START DATA SHOWN
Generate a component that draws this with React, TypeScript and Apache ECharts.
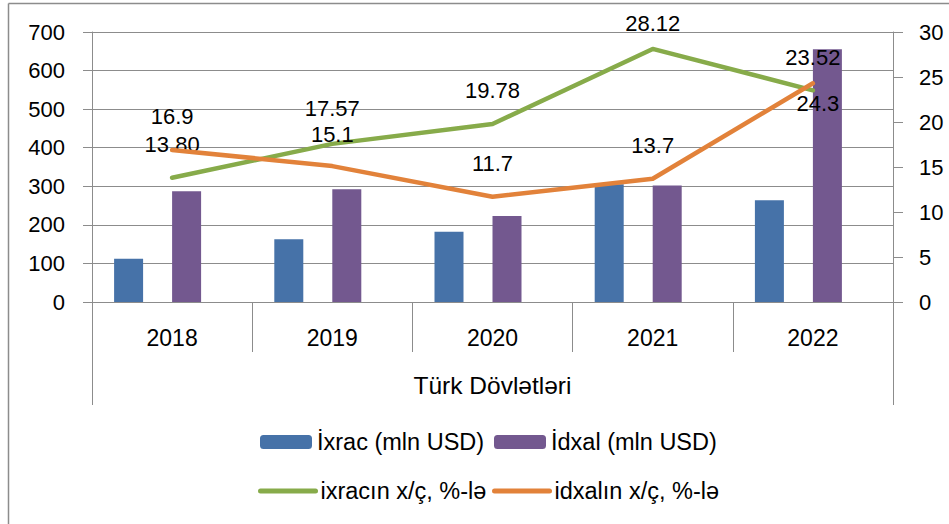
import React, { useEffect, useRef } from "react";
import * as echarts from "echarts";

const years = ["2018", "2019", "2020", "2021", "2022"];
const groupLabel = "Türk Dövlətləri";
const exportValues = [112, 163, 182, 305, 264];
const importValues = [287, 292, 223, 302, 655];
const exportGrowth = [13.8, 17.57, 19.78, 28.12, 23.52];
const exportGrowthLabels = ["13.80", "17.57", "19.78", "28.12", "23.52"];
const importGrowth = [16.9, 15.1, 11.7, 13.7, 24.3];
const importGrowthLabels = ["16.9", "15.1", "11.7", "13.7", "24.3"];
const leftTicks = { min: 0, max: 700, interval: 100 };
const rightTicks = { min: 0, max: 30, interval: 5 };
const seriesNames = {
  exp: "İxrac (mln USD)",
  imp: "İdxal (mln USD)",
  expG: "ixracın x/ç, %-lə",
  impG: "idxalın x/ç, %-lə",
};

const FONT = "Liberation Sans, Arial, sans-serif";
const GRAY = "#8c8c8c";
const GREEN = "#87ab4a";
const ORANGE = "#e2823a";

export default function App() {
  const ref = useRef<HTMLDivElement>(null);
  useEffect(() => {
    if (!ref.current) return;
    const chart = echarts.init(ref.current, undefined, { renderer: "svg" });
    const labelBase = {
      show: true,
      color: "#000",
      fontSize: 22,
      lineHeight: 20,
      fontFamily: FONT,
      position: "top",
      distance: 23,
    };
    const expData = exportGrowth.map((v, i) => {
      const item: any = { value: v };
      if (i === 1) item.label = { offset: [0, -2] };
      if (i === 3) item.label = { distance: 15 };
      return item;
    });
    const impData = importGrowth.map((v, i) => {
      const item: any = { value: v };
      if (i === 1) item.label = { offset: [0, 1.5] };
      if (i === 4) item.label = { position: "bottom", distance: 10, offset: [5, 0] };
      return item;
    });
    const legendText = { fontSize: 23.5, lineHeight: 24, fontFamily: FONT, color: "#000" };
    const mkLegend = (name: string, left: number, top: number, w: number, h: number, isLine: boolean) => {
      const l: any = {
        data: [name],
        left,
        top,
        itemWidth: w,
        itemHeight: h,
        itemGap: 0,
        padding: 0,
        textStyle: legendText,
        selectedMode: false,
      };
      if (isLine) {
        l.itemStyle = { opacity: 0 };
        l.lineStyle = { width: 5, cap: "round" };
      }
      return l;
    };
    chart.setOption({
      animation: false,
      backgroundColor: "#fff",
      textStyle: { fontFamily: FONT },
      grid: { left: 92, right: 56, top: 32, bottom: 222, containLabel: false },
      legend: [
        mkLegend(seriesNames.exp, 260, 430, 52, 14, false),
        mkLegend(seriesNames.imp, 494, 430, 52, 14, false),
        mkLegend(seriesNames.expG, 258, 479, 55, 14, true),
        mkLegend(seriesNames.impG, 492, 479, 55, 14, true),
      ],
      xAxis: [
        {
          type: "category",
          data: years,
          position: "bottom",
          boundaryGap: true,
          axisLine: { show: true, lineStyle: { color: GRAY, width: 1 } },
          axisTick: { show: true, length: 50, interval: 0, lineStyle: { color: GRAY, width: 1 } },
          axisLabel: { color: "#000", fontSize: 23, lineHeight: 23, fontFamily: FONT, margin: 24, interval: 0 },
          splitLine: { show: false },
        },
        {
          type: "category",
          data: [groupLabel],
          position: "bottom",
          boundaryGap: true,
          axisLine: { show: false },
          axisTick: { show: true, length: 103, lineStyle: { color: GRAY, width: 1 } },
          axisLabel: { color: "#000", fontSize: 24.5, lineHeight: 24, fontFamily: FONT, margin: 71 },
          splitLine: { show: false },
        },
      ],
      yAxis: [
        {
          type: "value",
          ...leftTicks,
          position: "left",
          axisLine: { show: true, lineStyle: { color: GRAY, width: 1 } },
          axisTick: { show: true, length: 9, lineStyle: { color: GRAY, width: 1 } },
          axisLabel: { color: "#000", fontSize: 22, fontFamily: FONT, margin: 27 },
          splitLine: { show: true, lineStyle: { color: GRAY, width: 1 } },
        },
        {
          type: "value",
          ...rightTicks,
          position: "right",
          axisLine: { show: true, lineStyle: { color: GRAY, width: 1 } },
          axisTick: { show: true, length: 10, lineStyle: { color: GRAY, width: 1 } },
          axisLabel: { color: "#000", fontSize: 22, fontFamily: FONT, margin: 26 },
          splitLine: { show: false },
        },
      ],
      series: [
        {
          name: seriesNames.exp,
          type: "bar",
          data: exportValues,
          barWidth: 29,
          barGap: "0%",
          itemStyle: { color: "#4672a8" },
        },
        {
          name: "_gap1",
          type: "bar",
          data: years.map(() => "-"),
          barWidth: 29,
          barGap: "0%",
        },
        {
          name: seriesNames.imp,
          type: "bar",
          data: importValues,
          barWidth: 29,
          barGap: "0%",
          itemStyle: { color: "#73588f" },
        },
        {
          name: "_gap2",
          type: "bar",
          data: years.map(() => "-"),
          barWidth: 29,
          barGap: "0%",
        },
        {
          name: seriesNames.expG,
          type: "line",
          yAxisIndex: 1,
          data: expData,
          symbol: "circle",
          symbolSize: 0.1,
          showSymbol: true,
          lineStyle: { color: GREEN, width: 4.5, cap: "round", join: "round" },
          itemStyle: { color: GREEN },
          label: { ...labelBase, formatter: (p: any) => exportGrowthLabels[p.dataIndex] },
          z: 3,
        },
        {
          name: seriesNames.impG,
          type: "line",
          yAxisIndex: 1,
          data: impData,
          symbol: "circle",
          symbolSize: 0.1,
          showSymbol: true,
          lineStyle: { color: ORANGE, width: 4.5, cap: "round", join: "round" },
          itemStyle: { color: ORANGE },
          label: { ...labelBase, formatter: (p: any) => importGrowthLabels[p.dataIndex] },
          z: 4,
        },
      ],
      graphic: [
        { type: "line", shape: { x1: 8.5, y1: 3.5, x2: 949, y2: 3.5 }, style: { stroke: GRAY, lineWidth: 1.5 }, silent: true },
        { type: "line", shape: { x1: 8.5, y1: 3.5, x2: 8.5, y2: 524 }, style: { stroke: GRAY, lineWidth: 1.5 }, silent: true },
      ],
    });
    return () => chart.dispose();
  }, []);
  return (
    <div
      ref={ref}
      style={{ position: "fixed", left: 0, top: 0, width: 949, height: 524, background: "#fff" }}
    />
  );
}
END DATA SHOWN
Omit every picture, then repeat the remaining data exactly as it appears above.

Generate a component that draws this with React, TypeScript and Apache ECharts.
import React, { useEffect, useRef } from "react";
import * as echarts from "echarts";

const years = ["2018", "2019", "2020", "2021", "2022"];
const groupLabel = "Türk Dövlətləri";
const exportValues = [112, 163, 182, 305, 264];
const importValues = [287, 292, 223, 302, 655];
const exportGrowth = [13.8, 17.57, 19.78, 28.12, 23.52];
const exportGrowthLabels = ["13.80", "17.57", "19.78", "28.12", "23.52"];
const importGrowth = [16.9, 15.1, 11.7, 13.7, 24.3];
const importGrowthLabels = ["16.9", "15.1", "11.7", "13.7", "24.3"];
const leftTicks = { min: 0, max: 700, interval: 100 };
const rightTicks = { min: 0, max: 30, interval: 5 };
const seriesNames = {
  exp: "İxrac (mln USD)",
  imp: "İdxal (mln USD)",
  expG: "ixracın x/ç, %-lə",
  impG: "idxalın x/ç, %-lə",
};

const FONT = "Liberation Sans, Arial, sans-serif";
const GRAY = "#8c8c8c";
const GREEN = "#87ab4a";
const ORANGE = "#e2823a";

export default function App() {
  const ref = useRef<HTMLDivElement>(null);
  useEffect(() => {
    if (!ref.current) return;
    const chart = echarts.init(ref.current, undefined, { renderer: "svg" });
    const labelBase = {
      show: true,
      color: "#000",
      fontSize: 22,
      lineHeight: 20,
      fontFamily: FONT,
      position: "top",
      distance: 23,
    };
    const expData = exportGrowth.map((v, i) => {
      const item: any = { value: v };
      if (i === 1) item.label = { offset: [0, -2] };
      if (i === 3) item.label = { distance: 15 };
      return item;
    });
    const impData = importGrowth.map((v, i) => {
      const item: any = { value: v };
      if (i === 1) item.label = { offset: [0, 1.5] };
      if (i === 4) item.label = { position: "bottom", distance: 10, offset: [5, 0] };
      return item;
    });
    const legendText = { fontSize: 23.5, lineHeight: 24, fontFamily: FONT, color: "#000" };
    const mkLegend = (name: string, left: number, top: number, w: number, h: number, isLine: boolean) => {
      const l: any = {
        data: [name],
        left,
        top,
        itemWidth: w,
        itemHeight: h,
        itemGap: 0,
        padding: 0,
        textStyle: legendText,
        selectedMode: false,
      };
      if (isLine) {
        l.itemStyle = { opacity: 0 };
        l.lineStyle = { width: 5, cap: "round" };
      }
      return l;
    };
    chart.setOption({
      animation: false,
      backgroundColor: "#fff",
      textStyle: { fontFamily: FONT },
      grid: { left: 92, right: 56, top: 32, bottom: 222, containLabel: false },
      legend: [
        mkLegend(seriesNames.exp, 260, 430, 52, 14, false),
        mkLegend(seriesNames.imp, 494, 430, 52, 14, false),
        mkLegend(seriesNames.expG, 258, 479, 55, 14, true),
        mkLegend(seriesNames.impG, 492, 479, 55, 14, true),
      ],
      xAxis: [
        {
          type: "category",
          data: years,
          position: "bottom",
          boundaryGap: true,
          axisLine: { show: true, lineStyle: { color: GRAY, width: 1 } },
          axisTick: { show: true, length: 50, interval: 0, lineStyle: { color: GRAY, width: 1 } },
          axisLabel: { color: "#000", fontSize: 23, lineHeight: 23, fontFamily: FONT, margin: 24, interval: 0 },
          splitLine: { show: false },
        },
        {
          type: "category",
          data: [groupLabel],
          position: "bottom",
          boundaryGap: true,
          axisLine: { show: false },
          axisTick: { show: true, length: 103, lineStyle: { color: GRAY, width: 1 } },
          axisLabel: { color: "#000", fontSize: 24.5, lineHeight: 24, fontFamily: FONT, margin: 71 },
          splitLine: { show: false },
        },
      ],
      yAxis: [
        {
          type: "value",
          ...leftTicks,
          position: "left",
          axisLine: { show: true, lineStyle: { color: GRAY, width: 1 } },
          axisTick: { show: true, length: 9, lineStyle: { color: GRAY, width: 1 } },
          axisLabel: { color: "#000", fontSize: 22, fontFamily: FONT, margin: 27 },
          splitLine: { show: true, lineStyle: { color: GRAY, width: 1 } },
        },
        {
          type: "value",
          ...rightTicks,
          position: "right",
          axisLine: { show: true, lineStyle: { color: GRAY, width: 1 } },
          axisTick: { show: true, length: 10, lineStyle: { color: GRAY, width: 1 } },
          axisLabel: { color: "#000", fontSize: 22, fontFamily: FONT, margin: 26 },
          splitLine: { show: false },
        },
      ],
      series: [
        {
          name: seriesNames.exp,
          type: "bar",
          data: exportValues,
          barWidth: 29,
          barGap: "0%",
          itemStyle: { color: "#4672a8" },
        },
        {
          name: "_gap1",
          type: "bar",
          data: years.map(() => "-"),
          barWidth: 29,
          barGap: "0%",
        },
        {
          name: seriesNames.imp,
          type: "bar",
          data: importValues,
          barWidth: 29,
          barGap: "0%",
          itemStyle: { color: "#73588f" },
        },
        {
          name: "_gap2",
          type: "bar",
          data: years.map(() => "-"),
          barWidth: 29,
          barGap: "0%",
        },
        {
          name: seriesNames.expG,
          type: "line",
          yAxisIndex: 1,
          data: expData,
          symbol: "circle",
          symbolSize: 0.1,
          showSymbol: true,
          lineStyle: { color: GREEN, width: 4.5, cap: "round", join: "round" },
          itemStyle: { color: GREEN },
          label: { ...labelBase, formatter: (p: any) => exportGrowthLabels[p.dataIndex] },
          z: 3,
        },
        {
          name: seriesNames.impG,
          type: "line",
          yAxisIndex: 1,
          data: impData,
          symbol: "circle",
          symbolSize: 0.1,
          showSymbol: true,
          lineStyle: { color: ORANGE, width: 4.5, cap: "round", join: "round" },
          itemStyle: { color: ORANGE },
          label: { ...labelBase, formatter: (p: any) => importGrowthLabels[p.dataIndex] },
          z: 4,
        },
      ],
      graphic: [
        { type: "line", shape: { x1: 8.5, y1: 3.5, x2: 949, y2: 3.5 }, style: { stroke: GRAY, lineWidth: 1.5 }, silent: true },
        { type: "line", shape: { x1: 8.5, y1: 3.5, x2: 8.5, y2: 524 }, style: { stroke: GRAY, lineWidth: 1.5 }, silent: true },
      ],
    });
    return () => chart.dispose();
  }, []);
  return (
    <div
      ref={ref}
      style={{ position: "fixed", left: 0, top: 0, width: 949, height: 524, background: "#fff" }}
    />
  );
}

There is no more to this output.